Adventure stories enriched by a character’s personal journey are fertile ground for director Robert Zemeckis, who together with Hanks, took the world on an incredible journey with a character named Forrest Gump. The Oscar-winning director is often praised as a filmmaker whose box-office blockbusters, like the trilogy of “Back to the Future” films, “Contact” and “What Lies Beneath,” both entertain and enlighten audiences. Building on Broyles’ screenplay, Zemeckis gave CAST AWAY its dramatic and visual heart.

Zemeckis and Hanks shared a common vision for the film. “CAST AWAY offers high adventure,” Hanks notes. “But at the same time it presents a simple Zen-like understanding of what things in this world are truly important.”

Chuck’s relationship with girlfriend Kelly is certainly important to them both, despite their all-too-frequent periods spent apart due to his job responsibilities. “These two people are not young or naive at this point in the game, and it’s not a relationship based on flowers and romance,” Hanks comments. “But they’re grateful to have found each other. They’re completely at ease and feel total acceptance with one another. Their relationship is so filled with security that it’s possible for them to live these lives of total distraction caused by his job.”

Helen Hunt appreciated the complexity of the relationship between Chuck and Kelly. She also recalls the humorous set of circumstances that brought her to the project. She and Zemeckis were having breakfast to discuss another possible film project, and as they were wrapping up the meeting, Zemeckis mentioned he was going off to make a film with Tom Hanks on an island.

“I said, ‘I want to be in that movie,’” laughs Hunt. “Not long after, Bob called and said, ‘Okay, we’ve got something for you.’ I was totally surprised and thrilled. I really think this is such a bold and unique film.”

Zemeckis was pleased that Hunt took him up on his offer. “Helen’s presence runs throughout the movie, because the memory of Kelly is the one thing that keeps Chuck alive when he’s on that island,” he points out.

While that memory is essential to Chuck’s survival on the island, a critical part of his transformation there begins with his unusual friendship with “Wilson,” a volleyball that has washed ashore inside a FedEx package from the doomed flight.

“Wilson initially is used as a device to let the audience know what Chuck is thinking,” Zemeckis explains. “But then it becomes something more, as Chuck, in his solitude and depressed mental state, starts to relate to the volleyball.”

Wilson becomes a key part of Chuck’s existence on the island. “Once we show that Chuck is able to figure out the four basic elements for human survival food, water, shelter and fire then we deal with the fifth element, which is companionship,” says Hanks. “Wilson is a totally accidental creation of Chuck’s that comes along at the moment he needs him most. And like all good friendships, they happen naturally.”

Wilson isn’t the only package that plays an important role in Chuck’s survival. Chuck “rescues” several other FedEx boxes, and finds novel uses for their contents. But he decides to not open one particular package that is adorned with angel wings. The angel wings become a symbol of hope for him, one that far outweighs any physical use he could have found for what is inside the box. It is a symbol he holds on to until after he has returned to civilization. Although the box’s contents remain a mystery and indeed in part because they remain a mystery its value to him is immeasurable.

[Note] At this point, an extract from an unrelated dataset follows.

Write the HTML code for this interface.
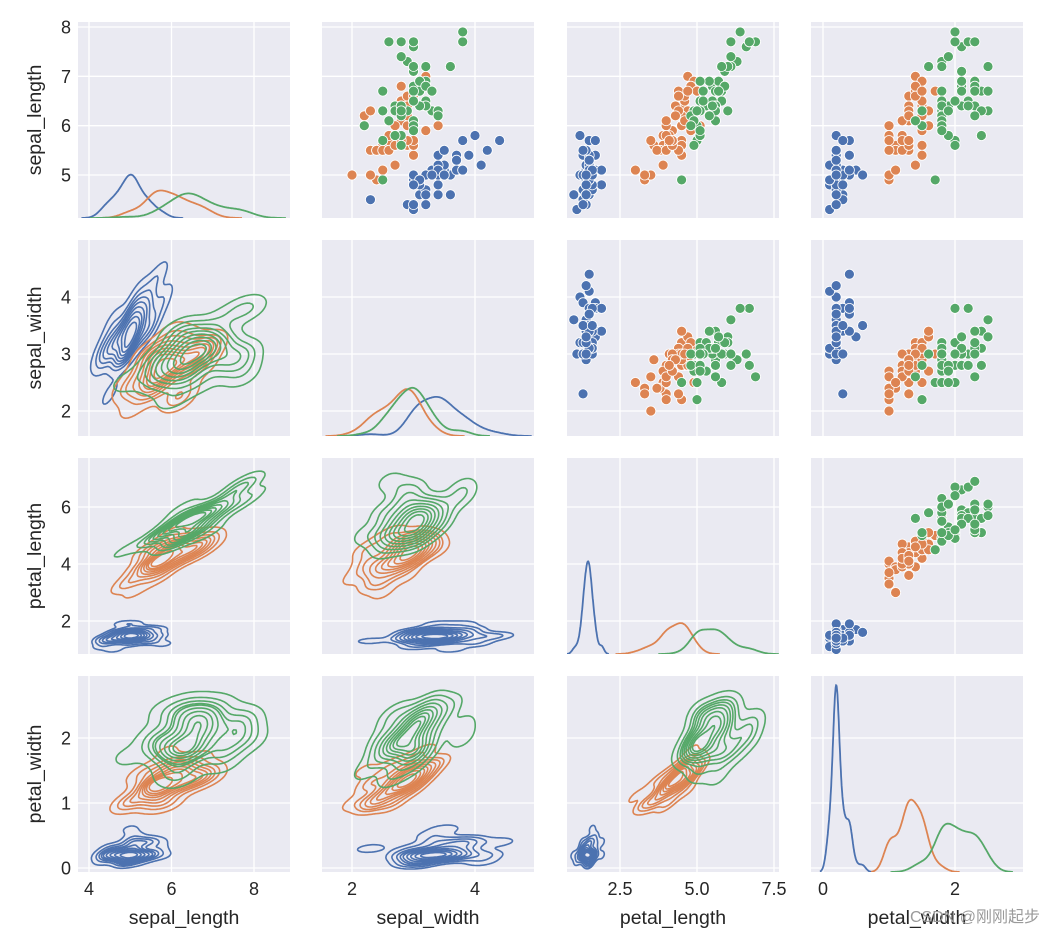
<!DOCTYPE html>
<html><head><meta charset="utf-8">
<style>
html,body{margin:0;padding:0;background:#fff;}
svg{display:block;font-family:"Liberation Sans","Noto Sans CJK SC",sans-serif;}
</style></head>
<body>
<svg id="chart" width="1055" height="935" viewBox="0 0 1055 935" xmlns="http://www.w3.org/2000/svg"></svg>
<script>
const variables = ["sepal_length","sepal_width","petal_length","petal_width"];
const speciesNames = ["setosa","versicolor","virginica"];
const sepalLength = [5.1,4.9,4.7,4.6,5.0,5.4,4.6,5.0,4.4,4.9,5.4,4.8,4.8,4.3,5.8,5.7,5.4,5.1,5.7,5.1,5.4,5.1,4.6,5.1,4.8,5.0,5.0,5.2,5.2,4.7,4.8,5.4,5.2,5.5,4.9,5.0,5.5,4.9,4.4,5.1,5.0,4.5,4.4,5.0,5.1,4.8,5.1,4.6,5.3,5.0,
7.0,6.4,6.9,5.5,6.5,5.7,6.3,4.9,6.6,5.2,5.0,5.9,6.0,6.1,5.6,6.7,5.6,5.8,6.2,5.6,5.9,6.1,6.3,6.1,6.4,6.6,6.8,6.7,6.0,5.7,5.5,5.5,5.8,6.0,5.4,6.0,6.7,6.3,5.6,5.5,5.5,6.1,5.8,5.0,5.6,5.7,5.7,6.2,5.1,5.7,
6.3,5.8,7.1,6.3,6.5,7.6,4.9,7.3,6.7,7.2,6.5,6.4,6.8,5.7,5.8,6.4,6.5,7.7,7.7,6.0,6.9,5.6,7.7,6.3,6.7,7.2,6.2,6.1,6.4,7.2,7.4,7.9,6.4,6.3,6.1,7.7,6.3,6.4,6.0,6.9,6.7,6.9,5.8,6.8,6.7,6.7,6.3,6.5,6.2,5.9];
const sepalWidth = [3.5,3.0,3.2,3.1,3.6,3.9,3.4,3.4,2.9,3.1,3.7,3.4,3.0,3.0,4.0,4.4,3.9,3.5,3.8,3.8,3.4,3.7,3.6,3.3,3.4,3.0,3.4,3.5,3.4,3.2,3.1,3.4,4.1,4.2,3.1,3.2,3.5,3.1,3.0,3.4,3.5,2.3,3.2,3.5,3.8,3.0,3.8,3.2,3.7,3.3,
3.2,3.2,3.1,2.3,2.8,2.8,3.3,2.4,2.9,2.7,2.0,3.0,2.2,2.9,2.9,3.1,3.0,2.7,2.2,2.5,3.2,2.8,2.5,2.8,2.9,3.0,2.8,3.0,2.9,2.6,2.4,2.4,2.7,2.7,3.0,3.4,3.1,2.3,3.0,2.5,2.6,3.0,2.6,2.3,2.7,3.0,2.9,2.9,2.5,2.8,
3.3,2.7,3.0,2.9,3.0,3.0,2.5,2.9,2.5,3.6,3.2,2.7,3.0,2.5,2.8,3.2,3.0,3.8,2.6,2.2,3.2,2.8,2.8,2.7,3.3,3.2,2.8,3.0,2.8,3.0,2.8,3.8,2.8,2.8,2.6,3.0,3.4,3.1,3.0,3.1,3.1,3.1,2.7,3.2,3.3,3.0,2.5,3.0,3.4,3.0];
const petalLength = [1.4,1.4,1.3,1.5,1.4,1.7,1.4,1.5,1.4,1.5,1.5,1.6,1.4,1.1,1.2,1.5,1.3,1.4,1.7,1.5,1.7,1.5,1.0,1.7,1.9,1.6,1.6,1.5,1.4,1.6,1.6,1.5,1.5,1.4,1.5,1.2,1.3,1.5,1.3,1.5,1.3,1.3,1.3,1.6,1.9,1.4,1.6,1.4,1.5,1.4,
4.7,4.5,4.9,4.0,4.6,4.5,4.7,3.3,4.6,3.9,3.5,4.2,4.0,4.7,3.6,4.4,4.5,4.1,4.5,3.9,4.8,4.0,4.9,4.7,4.3,4.4,4.8,5.0,4.5,3.5,3.8,3.7,3.9,5.1,4.5,4.5,4.7,4.4,4.1,4.0,4.4,4.6,4.0,3.3,4.2,4.2,4.2,4.3,3.0,4.1,
6.0,5.1,5.9,5.6,5.8,6.6,4.5,6.3,5.8,6.1,5.1,5.3,5.5,5.0,5.1,5.3,5.5,6.7,6.9,5.0,5.7,4.9,6.7,4.9,5.7,6.0,4.8,4.9,5.6,5.8,6.1,6.4,5.6,5.1,5.6,6.1,5.6,5.5,4.8,5.4,5.6,5.1,5.1,5.9,5.7,5.2,5.0,5.2,5.4,5.1];
const petalWidth = [0.2,0.2,0.2,0.2,0.2,0.4,0.3,0.2,0.2,0.1,0.2,0.2,0.1,0.1,0.2,0.4,0.4,0.3,0.3,0.3,0.2,0.4,0.2,0.5,0.2,0.2,0.4,0.2,0.2,0.2,0.2,0.4,0.1,0.2,0.1,0.2,0.2,0.1,0.2,0.2,0.3,0.3,0.2,0.6,0.4,0.3,0.2,0.2,0.2,0.2,
1.4,1.5,1.5,1.3,1.5,1.3,1.6,1.0,1.3,1.4,1.0,1.5,1.0,1.4,1.3,1.4,1.5,1.0,1.5,1.1,1.8,1.3,1.5,1.2,1.3,1.4,1.4,1.7,1.5,1.0,1.1,1.0,1.2,1.6,1.5,1.6,1.5,1.3,1.3,1.3,1.2,1.4,1.2,1.0,1.3,1.2,1.3,1.3,1.1,1.3,
2.5,1.9,2.1,1.8,2.2,2.1,1.7,1.8,1.8,2.5,2.0,1.9,2.1,2.0,2.4,2.3,1.8,2.2,2.3,1.5,2.3,2.0,2.0,1.8,2.1,1.8,1.8,1.8,2.1,1.6,1.9,2.0,2.2,1.5,1.4,2.3,2.4,1.8,1.8,2.1,2.4,2.3,1.9,2.3,2.5,2.3,1.9,2.0,2.3,1.8];
const xTicks = [[4,6,8],[2,4],[2.5,5.0,7.5],[0,2]];
const xTickLabels = [["4","6","8"],["2","4"],["2.5","5.0","7.5"],["0","2"]];
const yTicks = [[5,6,7,8],[2,3,4],[2,4,6],[0,1,2]];
const yTickLabels = [["5","6","7","8"],["2","3","4"],["2","4","6"],["0","1","2"]];

const NS="http://www.w3.org/2000/svg";
const svg=document.getElementById('chart');
const colors=["#4c72b0","#dd8452","#55a868"];
const columns=[sepalLength,sepalWidth,petalLength,petalWidth];
const colLeft=[78,322,567,811], rowTop=[22,240,458,676], PW=212, PH=196;
const xCal=[[4,89,8,254],[2,352,4,475],[2.5,620,7.5,774],[0,823,2,955]];
const yCal=[[5,175,8,27],[2,411,4,297],[2,621,6,507],[0,868,2,738]];
function sx(c,v){const k=xCal[c];return k[1]+(v-k[0])*(k[3]-k[1])/(k[2]-k[0]);}
function sy(r,v){const k=yCal[r];return k[1]+(v-k[0])*(k[3]-k[1])/(k[2]-k[0]);}
function el(tag,attrs,parent){const e=document.createElementNS(NS,tag);for(const a in attrs)e.setAttribute(a,attrs[a]);(parent||svg).appendChild(e);return e;}
function sub(arr,s){return arr.slice(s*50,s*50+50);}
function mean(a){return a.reduce((p,q)=>p+q,0)/a.length;}
function variance(a){const m=mean(a);return a.reduce((p,q)=>p+(q-m)*(q-m),0)/(a.length-1);}
function cov(a,b){const ma=mean(a),mb=mean(b);let s=0;for(let i=0;i<a.length;i++)s+=(a[i]-ma)*(b[i]-mb);return s/(a.length-1);}

const defs=el('defs',{});
const panels=[];
for(let r=0;r<4;r++)for(let c=0;c<4;c++){
  const g=el('g',{});
  
  
  const cp=el('clipPath',{id:'clip'+r+c},defs);
  el('rect',{x:colLeft[c],y:rowTop[r],width:PW,height:PH},cp);
  const bg=el('rect',{x:colLeft[c],y:rowTop[r],width:PW,height:PH,fill:'#eaeaf2'},g);
  
  
  xTicks[c].forEach(t=>{const x=sx(c,t);const l=el('line',{x1:x,x2:x,y1:rowTop[r],y2:rowTop[r]+PH,stroke:'#fff','stroke-width':1.3},g);
    });
  yTicks[r].forEach(t=>{const y=sy(r,t);const l=el('line',{x1:colLeft[c],x2:colLeft[c]+PW,y1:y,y2:y,stroke:'#fff','stroke-width':1.3},g);
    });
  const inner=el('g',{'clip-path':'url(#clip'+r+c+')'},g);
  panels.push({r,c,g:inner});
}
const diagCurves=[];let gmax=0;
for(let c=0;c<4;c++){
  for(let s=0;s<3;s++){
    const d=sub(columns[c],s);const bw=Math.sqrt(variance(d))*Math.pow(50,-0.2);
    const lo=Math.min(...d)-3*bw,hi=Math.max(...d)+3*bw;const pts=[];
    for(let i=0;i<=200;i++){const v=lo+(hi-lo)*i/200;let den=0;
      for(const q of d){const z=(v-q)/bw;den+=Math.exp(-0.5*z*z);}
      den=den/(50*bw*Math.sqrt(2*Math.PI))/3;pts.push([v,den]);if(den>gmax)gmax=den;}
    diagCurves.push({c,s,pts});
  }
}
const ylimTop=gmax*1.05;
diagCurves.forEach(o=>{
  const p=panels[o.c*4+o.c];const base=rowTop[o.c]+PH;
  const dstr=o.pts.map((q,i)=>(i?'L':'M')+sx(o.c,q[0]).toFixed(1)+','+(base-q[1]/ylimTop*PH).toFixed(1)).join('');
  const e=el('path',{d:dstr,fill:'none',stroke:colors[o.s],'stroke-width':1.8},p.g);
  
  
});
panels.forEach(p=>{
  if(p.r>=p.c)return;
  for(let i=0;i<150;i++){
    const s=Math.floor(i/50);
    const e=el('circle',{cx:sx(p.c,columns[p.c][i]),cy:sy(p.r,columns[p.r][i]),r:5,fill:colors[s],stroke:'#fff','stroke-width':0.8},p.g);
    
    
  }
});
panels.forEach(p=>{
  if(p.r<=p.c)return;
  for(let s=0;s<3;s++){
    const X=sub(columns[p.c],s),Y=sub(columns[p.r],s);
    const f=Math.pow(50,-1/6)**2;
    const a=variance(X)*f,d=variance(Y)*f,b=cov(X,Y)*f;const det=a*d-b*b;
    const ia=d/det,ib=-b/det,id=a/det;
    const bx=Math.sqrt(a),by=Math.sqrt(d);
    const x0=Math.min(...X)-3*bx,x1=Math.max(...X)+3*bx,y0=Math.min(...Y)-3*by,y1=Math.max(...Y)+3*by;
    const N=90;const G=[];const all=[];
    for(let j=0;j<=N;j++){G.push([]);const yv=y0+(y1-y0)*j/N;
      for(let i=0;i<=N;i++){const xv=x0+(x1-x0)*i/N;let den=0;
        for(let k=0;k<50;k++){const dx=xv-X[k],dy=yv-Y[k];den+=Math.exp(-0.5*(ia*dx*dx+2*ib*dx*dy+id*dy*dy));}
        G[j].push(den);all.push(den);}}
    const sorted=all.slice().sort((u,v)=>v-u);const tot=sorted.reduce((u,v)=>u+v,0);
    const cum=[];let acc=0;for(const v of sorted){acc+=v;cum.push(acc/tot);}
    const levels=[];
    for(let li=0;li<9;li++){const prop=0.05+li*(0.95/9);const target=1-prop;
      let idx=cum.findIndex(v=>v>=target);if(idx<0)idx=cum.length-1;levels.push(sorted[idx]);}
    const PX=i=>sx(p.c,x0+(x1-x0)*i/N),PY=j=>sy(p.r,y0+(y1-y0)*j/N);
    levels.forEach(L=>{
      let dstr='';
      for(let j=0;j<N;j++)for(let i=0;i<N;i++){
        const v=[G[j][i],G[j][i+1],G[j+1][i+1],G[j+1][i]];
        const cs=[[i,j],[i+1,j],[i+1,j+1],[i,j+1]];
        const pts=[];
        for(let e=0;e<4;e++){const A=e,B=(e+1)%4;
          if((v[A]>=L)!==(v[B]>=L)){const t=(L-v[A])/(v[B]-v[A]);
            const gx=cs[A][0]+(cs[B][0]-cs[A][0])*t,gy=cs[A][1]+(cs[B][1]-cs[A][1])*t;
            const px=PX(0)+(PX(1)-PX(0))*gx,py=PY(0)+(PY(1)-PY(0))*gy;pts.push([px,py]);}}
        if(pts.length>=2){dstr+='M'+pts[0][0].toFixed(1)+','+pts[0][1].toFixed(1)+'L'+pts[1][0].toFixed(1)+','+pts[1][1].toFixed(1);
          if(pts.length===4)dstr+='M'+pts[2][0].toFixed(1)+','+pts[2][1].toFixed(1)+'L'+pts[3][0].toFixed(1)+','+pts[3][1].toFixed(1);}
      }
      const e=el('path',{d:dstr,fill:'none',stroke:colors[s],'stroke-width':1.6,'stroke-linecap':'round'},p.g);
      
      
    });
  }
});
for(let r=0;r<4;r++){
  yTicks[r].forEach((t,i)=>{const e=el('text',{x:71,y:sy(r,t)+6.5,'text-anchor':'end','font-size':18,fill:'#262626'});e.textContent=yTickLabels[r][i];
    });
  const yl=el('text',{x:0,y:0,transform:'translate(41,'+(rowTop[r]+PH/2)+') rotate(-90)','text-anchor':'middle','font-size':19.5,fill:'#262626'});
  yl.textContent=variables[r];
  
}
for(let c=0;c<4;c++){
  xTicks[c].forEach((t,i)=>{const e=el('text',{x:sx(c,t),y:895,'text-anchor':'middle','font-size':18,fill:'#262626'});e.textContent=xTickLabels[c][i];
    });
  const xl=el('text',{x:colLeft[c]+PW/2,y:924,'text-anchor':'middle','font-size':19.5,fill:'#262626'});
  xl.textContent=variables[c];
  
}
const wm=el('text',{x:1040,y:922,'text-anchor':'end','font-size':16,fill:'#9a9a9a'});
wm.textContent='CSDN @刚刚起步';

</script>
</body></html>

Chuck’s friendship with Wilson, and his perception of the angel wings as a symbol of hope, point to one of the key questions the film poses: After you’ve learned how to survive alone physically, how do you survive emotionally, psychologically and spiritually? Broyles learned some of the answers while reading the logs and journals of several cast aways, shipwreck victims and others who survived, but ultimately succumbed to a disaster. “They reached this cracking point of desperation, where they just couldn’t go on any more,” Broyles says.

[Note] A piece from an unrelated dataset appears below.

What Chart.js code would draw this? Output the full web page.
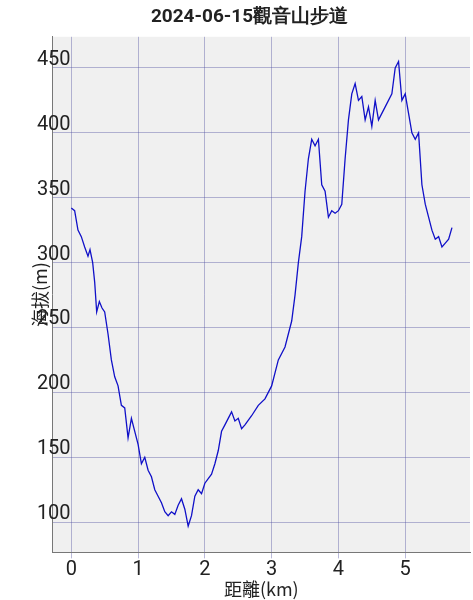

After four years on the island, Chuck faces the same circumstances uncovered in Broyles’ research. “Once Chuck has figured out how to stay alive, his battle is no longer against the elements, it’s about desperation,” Hanks points out. “It’s about a different brand of loneliness that is very different from being home on a Saturday night with nothing to do. He’s completely removed from any of the distractions that fill up our lives. That’s where Chuck begins to crack, and begins to lose the battle of his own desperation.”

The scenes of Chuck waging this battle for physical, and then emotional survival feature very little dialogue and no music. “Those scenes are among the most active parts of the movie, because something important is going on every second,” notes Hanks. “I think that we have gotten used to a voice-over that explains everything, or characters that wisecracks their way through their adventures. But Chuck doesn’t say anything unless there’s a reason to. He does everything for a specific purpose. The absence of music and sparse dialogue were essential.”

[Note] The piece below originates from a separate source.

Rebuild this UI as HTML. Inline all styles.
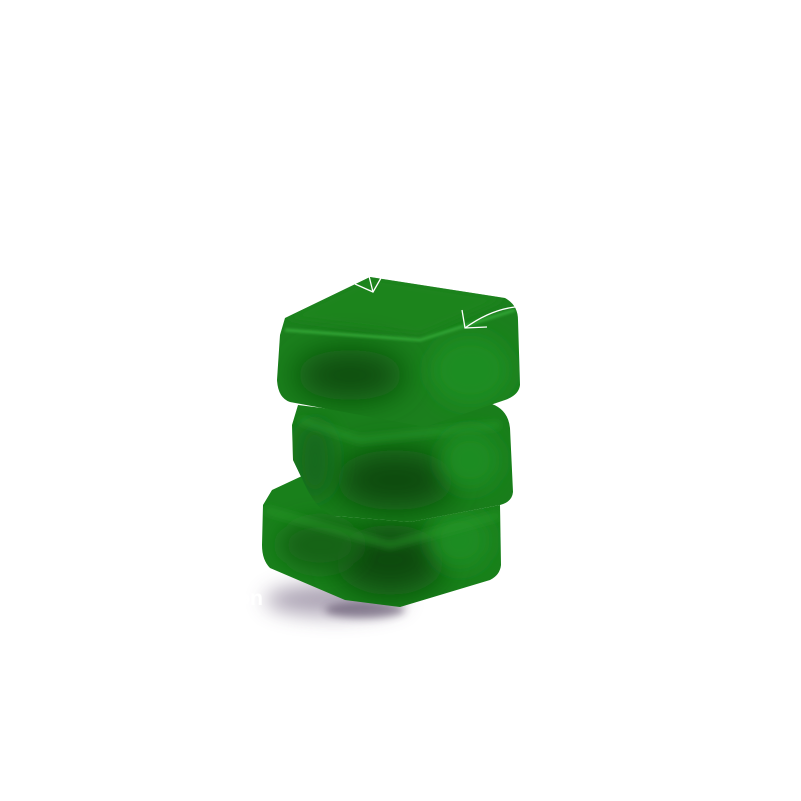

Chuck makes a daring escape from the island, four years after he had washed ashore its beaches. He returns to civilization a profoundly changed human being. But Zemeckis and Hanks resisted making his transformation a conventional one that would tie everything neatly together for the character and for the audience.

“Chuck thinks that he wasn’t supposed to have survived,” Hanks explains. “So when he returns to society, it’s not a ‘Rip Van Winkle’ type reaction ‘Hey, what did I miss?’ Instead, he understands that the things that were important to him before the plane crash don’t even exist anymore, because he’s gone through this ‘wall’. There’s a lot of self-realization, but no self-pity.

“Chuck realizes that the best thing that ever happened to him was almost getting killed in a plane crash and living by himself for four years on an island,” the actor adds. “If Chuck hadn’t gone through that experience and lost everything he would never have come to understand what’s truly important.”